Microsoft Disebut Mencurangi Klien Luar Negeri

Addiction.id-Jakarta Mantan manajer Microsoft Yasser Elabd menuduh bahwa Microsoft memecatnya setelah dia memperingatkan para pimpinan terkait bagaimana karyawan, subkontraktor, dan operator pemerintah terlibat dalam penyuapan. Hal ini ia sampaikan melalui esai yang ia terbitkan di platform whistleblower Lioness pada Jumat (25/3) lalu.

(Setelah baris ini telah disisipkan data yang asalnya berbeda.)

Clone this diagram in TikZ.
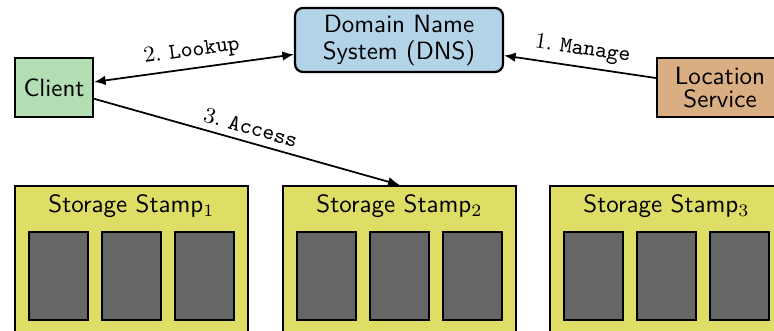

Melalui esainya, Elabd juga mengatakan bahwa ia bekerja untuk Microsoft antara 1998 dan 2018, dan melakukan pengawasan terhadap “dana investasi bisnis”—pada dasarnya adalah dana gelap untuk “memperkuat kesepakatan jangka panjang” di Timur Tengah dan Afrika. Namun, ia curiga terhadap pembayaran yang tak biasa kepada mitra yang tampaknya tak memenuhi syarat. Setelah memeriksa hasil audit yang independen, dia menemukan apa yang dia yakini sebagai praktik umum: setelah menyiapkan penjualan besar, “diskon” akan dimasukkan—hanya untuk memberi selisih antara biaya pengiriman penuh dan biaya diskon, yang kemudian akan dibagi antara pembuat kesepakatan.
“Pengambil keputusan di sisi pelanggan ini akan mengirim email ke Microsoft untuk meminta diskon, yang akan diberikan, namun sebetulnya pelanggan tetap akan membayar biaya penuh. Jumlah diskon kemudian akan didistribusikan di antara pihak-pihak yang bersekongkol: karyawan Microsoft yang terlibat dalam skema, mitra, dan pengambil keputusan di entitas pembelian—seringkali pejabat pemerintah,” duga Elabd.
Elabd membeberkan sejumlah contoh transaksi mencurigakan yang dia lihat selama dua dekade bekerja untuk Microsoft di luar negeri. Dalam satu audit, Microsoft memberi Kementerian Dalam Negeri Saudi diskon $13,6 juta yang tidak pernah mencapai pintu agensi. Pada 2015, seorang pejabat Nigeria mengeluh bahwa pemerintah membayar $5,5 juta untuk lisensi “perangkat keras yang tak mereka miliki.”
Dalam contoh lain, Kementerian Pendidikan Qatar membayar $9,5 juta, selama tujuh tahun, untuk lisensi Microsoft Office dan Windows yang nyatanya tak digunakan. Auditor kemudian menemukan bahwa karyawan di agensi itu bahkan tak punya akses ke komputer.
“Kami berkomitmen untuk menjalankan bisnis dengan cara yang bertanggung jawab dan selalu mendorong siapa pun untuk melaporkan apa pun yang melanggar hukum, serta kebijakan atau standar etika kami,” pungkas Becky Lenaburg, VP di Microsoft dan wakil penasihat umum untuk kepatuhan dan etika, dikutip dari The Verge. “Kami sebelumnya telah menyelidiki tuduhan ini selama bertahun-tahun, dan berusaha mengatasinya. Kami bekerja sama dengan lembaga pemerintah untuk menyelesaikan masalah apa pun.”
Elabd mengatakan bahwa usahanya untuk memperingatkan pimpinan mengakibatkan dia dimarahi oleh satu manajer. Kemudian ketika mencoba melibatkan CEO Satya Nadella, dia diberhentikan. Setelah diberhentikan, Elabd mengaki dia membawa bukti berupa dokumen ke Komisi Sekuritas dan Bursa (SEC) serta Departemen Kehakiman (DoJ). Dia mengklaim DoJ menolak untuk menangani kasusnya. Menurut Protokol, SEC membatalkan kasus itu awal bulan ini karena kurangnya bukti.
“Seperti yang saya duga dalam keluhan saya kepada SEC, Microsoft melanggar Undang-Undang Praktik Korupsi Asing, dan terus melakukannya,” tulis Elabd. “Dengan menolak untuk menyelidiki tuduhan ini dan menolak bukti yang saya berikan kepada mereka, SEC dan DOJ telah memberi Microsoft lampu hijau.”